Tuesday, November 17, 2009

Daughters are day brighteners and heart warmers.


I woke up the other day with a feeling like my life has become one big routine. It's the same thing every day. Cooking, cleaning, laundry, baths, etc. All of which seems to be a big waste of time. By the time I work my way from one half of the house to the other, the half I just cleaned is already messed up again. I can never seem to keep the laundry done. Every time I turn around someone is hungry and I am so sleep deprived that I can barely function sometimes. It can be so irritating. I looked around the house and thought of all the things I should fill my day with but I decided to take Kameran and Reagan to the park instead. I cooked pancakes then took a few minutes to do a little something with myself. I got each of them dressed and fixed Kameran's hair. Fed and changed Reagan. Packed the diaper bag and stroller then finally got the girls in the truck. By the time the process of actually getting out the door was over, I was already tired and ready to crawl back into bed. I stopped for a cup of coffee and we were on our way! We arrived at a park full of people.
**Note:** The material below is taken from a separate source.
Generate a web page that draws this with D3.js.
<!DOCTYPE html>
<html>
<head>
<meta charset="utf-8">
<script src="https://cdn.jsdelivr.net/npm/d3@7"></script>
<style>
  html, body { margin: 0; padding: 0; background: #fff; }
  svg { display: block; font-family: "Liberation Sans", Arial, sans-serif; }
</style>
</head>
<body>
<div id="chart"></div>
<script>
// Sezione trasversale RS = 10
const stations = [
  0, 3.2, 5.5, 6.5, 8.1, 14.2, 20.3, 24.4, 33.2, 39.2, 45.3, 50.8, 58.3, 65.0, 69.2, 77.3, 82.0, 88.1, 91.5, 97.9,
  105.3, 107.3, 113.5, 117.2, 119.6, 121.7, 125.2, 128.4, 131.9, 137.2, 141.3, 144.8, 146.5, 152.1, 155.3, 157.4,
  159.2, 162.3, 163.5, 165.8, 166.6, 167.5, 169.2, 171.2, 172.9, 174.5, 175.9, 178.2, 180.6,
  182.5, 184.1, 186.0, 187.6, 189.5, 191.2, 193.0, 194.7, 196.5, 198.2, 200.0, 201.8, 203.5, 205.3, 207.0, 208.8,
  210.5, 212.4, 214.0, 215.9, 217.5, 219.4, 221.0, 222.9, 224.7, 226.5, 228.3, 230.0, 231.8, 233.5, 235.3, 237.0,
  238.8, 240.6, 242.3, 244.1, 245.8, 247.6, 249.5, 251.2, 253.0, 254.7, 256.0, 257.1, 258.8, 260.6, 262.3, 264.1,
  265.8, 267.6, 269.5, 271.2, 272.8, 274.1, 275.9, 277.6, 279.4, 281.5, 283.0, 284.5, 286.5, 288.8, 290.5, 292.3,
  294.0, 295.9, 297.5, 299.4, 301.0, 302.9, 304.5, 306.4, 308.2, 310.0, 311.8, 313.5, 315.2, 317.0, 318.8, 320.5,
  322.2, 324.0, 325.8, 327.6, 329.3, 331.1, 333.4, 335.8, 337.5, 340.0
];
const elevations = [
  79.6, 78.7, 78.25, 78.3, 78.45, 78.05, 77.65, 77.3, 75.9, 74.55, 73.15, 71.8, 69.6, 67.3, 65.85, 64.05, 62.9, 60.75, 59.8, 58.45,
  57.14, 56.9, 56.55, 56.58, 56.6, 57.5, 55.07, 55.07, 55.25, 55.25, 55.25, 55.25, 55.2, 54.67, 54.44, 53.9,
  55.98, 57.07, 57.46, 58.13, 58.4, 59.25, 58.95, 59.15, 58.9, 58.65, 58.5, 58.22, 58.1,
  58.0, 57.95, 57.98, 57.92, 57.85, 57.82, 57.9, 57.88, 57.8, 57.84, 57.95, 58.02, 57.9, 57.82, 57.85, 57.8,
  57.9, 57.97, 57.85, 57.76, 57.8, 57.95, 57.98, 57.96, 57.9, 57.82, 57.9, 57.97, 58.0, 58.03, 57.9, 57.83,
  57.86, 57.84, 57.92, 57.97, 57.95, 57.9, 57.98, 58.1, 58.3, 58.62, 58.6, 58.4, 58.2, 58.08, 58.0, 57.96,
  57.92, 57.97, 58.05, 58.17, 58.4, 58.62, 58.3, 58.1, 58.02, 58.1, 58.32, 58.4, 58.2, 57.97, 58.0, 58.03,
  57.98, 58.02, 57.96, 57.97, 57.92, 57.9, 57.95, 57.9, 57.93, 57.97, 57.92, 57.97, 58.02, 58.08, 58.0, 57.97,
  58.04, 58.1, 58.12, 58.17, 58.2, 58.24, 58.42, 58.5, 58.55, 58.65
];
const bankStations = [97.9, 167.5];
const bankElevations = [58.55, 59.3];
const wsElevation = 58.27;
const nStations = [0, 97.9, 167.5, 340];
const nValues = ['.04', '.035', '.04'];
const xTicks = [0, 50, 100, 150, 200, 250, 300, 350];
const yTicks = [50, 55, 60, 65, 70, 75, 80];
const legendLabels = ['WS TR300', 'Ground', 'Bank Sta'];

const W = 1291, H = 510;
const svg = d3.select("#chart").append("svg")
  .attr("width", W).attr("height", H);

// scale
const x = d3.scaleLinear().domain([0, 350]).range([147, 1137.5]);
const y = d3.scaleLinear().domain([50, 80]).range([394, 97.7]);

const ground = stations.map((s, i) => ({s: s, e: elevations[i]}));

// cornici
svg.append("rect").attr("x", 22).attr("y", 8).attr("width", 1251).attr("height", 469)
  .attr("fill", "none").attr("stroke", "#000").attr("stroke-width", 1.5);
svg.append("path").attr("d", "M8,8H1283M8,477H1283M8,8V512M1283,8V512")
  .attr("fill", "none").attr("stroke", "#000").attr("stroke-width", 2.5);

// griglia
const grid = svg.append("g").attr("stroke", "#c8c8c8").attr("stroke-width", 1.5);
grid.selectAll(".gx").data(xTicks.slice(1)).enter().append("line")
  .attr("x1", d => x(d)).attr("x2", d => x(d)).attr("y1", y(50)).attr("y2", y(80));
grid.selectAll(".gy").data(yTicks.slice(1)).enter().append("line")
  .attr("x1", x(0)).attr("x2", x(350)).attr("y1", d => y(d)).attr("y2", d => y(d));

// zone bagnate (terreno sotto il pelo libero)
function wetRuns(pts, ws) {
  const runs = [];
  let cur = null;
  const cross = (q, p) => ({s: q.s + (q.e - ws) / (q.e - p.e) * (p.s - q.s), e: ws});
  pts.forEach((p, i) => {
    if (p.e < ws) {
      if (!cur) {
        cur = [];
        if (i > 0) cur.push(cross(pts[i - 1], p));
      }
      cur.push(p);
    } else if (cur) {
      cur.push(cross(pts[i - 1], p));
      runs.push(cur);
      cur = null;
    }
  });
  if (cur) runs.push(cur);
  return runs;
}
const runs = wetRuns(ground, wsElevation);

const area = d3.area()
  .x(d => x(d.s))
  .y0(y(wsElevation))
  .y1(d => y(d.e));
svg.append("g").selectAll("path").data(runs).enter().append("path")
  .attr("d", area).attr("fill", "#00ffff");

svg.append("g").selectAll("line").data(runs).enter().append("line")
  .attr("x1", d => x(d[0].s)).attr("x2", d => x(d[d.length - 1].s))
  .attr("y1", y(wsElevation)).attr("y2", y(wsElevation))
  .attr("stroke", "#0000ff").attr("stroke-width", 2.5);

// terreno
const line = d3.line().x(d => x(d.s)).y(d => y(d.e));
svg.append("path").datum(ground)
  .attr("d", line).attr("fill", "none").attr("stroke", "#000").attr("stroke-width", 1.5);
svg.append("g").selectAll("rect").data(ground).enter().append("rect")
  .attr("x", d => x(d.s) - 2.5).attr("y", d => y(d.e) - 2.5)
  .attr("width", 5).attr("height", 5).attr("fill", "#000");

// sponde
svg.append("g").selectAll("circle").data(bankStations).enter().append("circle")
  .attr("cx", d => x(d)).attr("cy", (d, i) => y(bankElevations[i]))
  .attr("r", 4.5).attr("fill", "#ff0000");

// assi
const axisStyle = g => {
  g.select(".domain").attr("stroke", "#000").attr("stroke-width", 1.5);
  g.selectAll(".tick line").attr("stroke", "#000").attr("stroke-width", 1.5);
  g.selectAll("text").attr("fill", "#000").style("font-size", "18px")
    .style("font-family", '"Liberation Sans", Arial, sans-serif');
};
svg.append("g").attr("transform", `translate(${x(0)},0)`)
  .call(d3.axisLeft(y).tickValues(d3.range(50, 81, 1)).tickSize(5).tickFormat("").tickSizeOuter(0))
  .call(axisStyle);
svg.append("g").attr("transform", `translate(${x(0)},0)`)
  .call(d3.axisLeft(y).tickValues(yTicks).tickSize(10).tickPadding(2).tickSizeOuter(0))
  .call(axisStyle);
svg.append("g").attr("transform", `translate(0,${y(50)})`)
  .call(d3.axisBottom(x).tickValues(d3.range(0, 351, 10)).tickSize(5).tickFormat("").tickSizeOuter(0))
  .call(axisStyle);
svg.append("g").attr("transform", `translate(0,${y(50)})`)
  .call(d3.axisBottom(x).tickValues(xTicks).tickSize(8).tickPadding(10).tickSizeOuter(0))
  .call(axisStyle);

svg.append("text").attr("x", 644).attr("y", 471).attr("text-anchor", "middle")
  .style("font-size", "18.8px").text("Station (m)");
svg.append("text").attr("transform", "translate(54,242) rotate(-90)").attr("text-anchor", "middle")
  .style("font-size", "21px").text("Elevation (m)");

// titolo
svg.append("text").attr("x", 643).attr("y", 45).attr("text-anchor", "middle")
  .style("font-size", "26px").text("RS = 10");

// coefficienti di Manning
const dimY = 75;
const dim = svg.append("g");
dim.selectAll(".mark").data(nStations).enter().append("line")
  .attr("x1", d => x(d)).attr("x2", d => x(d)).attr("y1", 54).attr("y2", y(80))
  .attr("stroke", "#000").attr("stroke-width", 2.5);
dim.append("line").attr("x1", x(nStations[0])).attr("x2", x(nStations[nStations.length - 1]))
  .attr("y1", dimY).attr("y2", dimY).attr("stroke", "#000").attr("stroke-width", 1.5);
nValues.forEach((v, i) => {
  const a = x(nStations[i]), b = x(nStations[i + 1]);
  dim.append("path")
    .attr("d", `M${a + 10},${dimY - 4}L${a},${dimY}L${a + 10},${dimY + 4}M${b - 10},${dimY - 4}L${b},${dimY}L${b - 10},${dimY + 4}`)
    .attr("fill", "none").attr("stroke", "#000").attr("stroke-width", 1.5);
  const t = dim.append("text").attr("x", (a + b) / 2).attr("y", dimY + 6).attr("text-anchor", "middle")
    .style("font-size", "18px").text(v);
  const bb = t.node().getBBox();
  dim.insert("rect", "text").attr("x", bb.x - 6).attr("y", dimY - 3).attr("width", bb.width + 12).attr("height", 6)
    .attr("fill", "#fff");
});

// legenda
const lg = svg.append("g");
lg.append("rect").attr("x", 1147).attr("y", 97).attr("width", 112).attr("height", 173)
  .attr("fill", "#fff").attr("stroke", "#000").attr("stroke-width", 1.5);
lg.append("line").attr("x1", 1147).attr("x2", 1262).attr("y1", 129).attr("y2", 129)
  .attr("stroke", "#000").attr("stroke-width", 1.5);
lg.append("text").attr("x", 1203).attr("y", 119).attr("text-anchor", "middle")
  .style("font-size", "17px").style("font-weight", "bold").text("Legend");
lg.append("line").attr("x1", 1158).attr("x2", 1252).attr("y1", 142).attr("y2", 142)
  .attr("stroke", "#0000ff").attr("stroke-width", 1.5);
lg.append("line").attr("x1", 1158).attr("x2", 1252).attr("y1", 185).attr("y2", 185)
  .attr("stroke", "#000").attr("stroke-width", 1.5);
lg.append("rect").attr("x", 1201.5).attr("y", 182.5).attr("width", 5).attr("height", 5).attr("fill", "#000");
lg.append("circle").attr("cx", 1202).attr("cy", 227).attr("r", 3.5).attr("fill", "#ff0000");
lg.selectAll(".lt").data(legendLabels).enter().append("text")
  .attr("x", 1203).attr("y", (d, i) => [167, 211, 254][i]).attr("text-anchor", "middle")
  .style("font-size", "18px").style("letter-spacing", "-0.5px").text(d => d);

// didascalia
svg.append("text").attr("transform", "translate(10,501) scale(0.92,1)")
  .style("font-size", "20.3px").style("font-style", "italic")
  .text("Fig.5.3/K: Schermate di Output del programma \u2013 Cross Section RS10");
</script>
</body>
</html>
I am always paranoid in a large group that I will lose sight of my child so I had a talk with Kameran before I would let her go play about what to do if anyone tried to grab her. Then I made her repeat it back to me several times. Off to play she went! She was sliding and climbing and running around with the biggest smile on her face. Every time she would finish on a slide or get off of the play set she would run over to me to "check in." What a good girl I thought to myself. Watching her so happy and having so much fun gave me such a great feeling. Then I looked at Reagan. She was in her stroller watching all of the chaos going on around her and she just looked so content. I spent 2 hours at that park just watching my daughters. It felt like 30 minutes. It was a reminder to me that I have nothing to complain about. At the end of a long day I get to hug and kiss the 2 best things that have ever come into my life. I have been given the best gift one could ever receive. The gift of motherhood. There is no greater feeling than knowing that you are a part of something so wonderful and amazing. That was one of the best days I have had with my kids. I felt really calm and at peace. I felt thankful to have been so blessed and I realized how lucky I am to have 2 happy, healthy, BEAUTIFUL little girls to call MY children!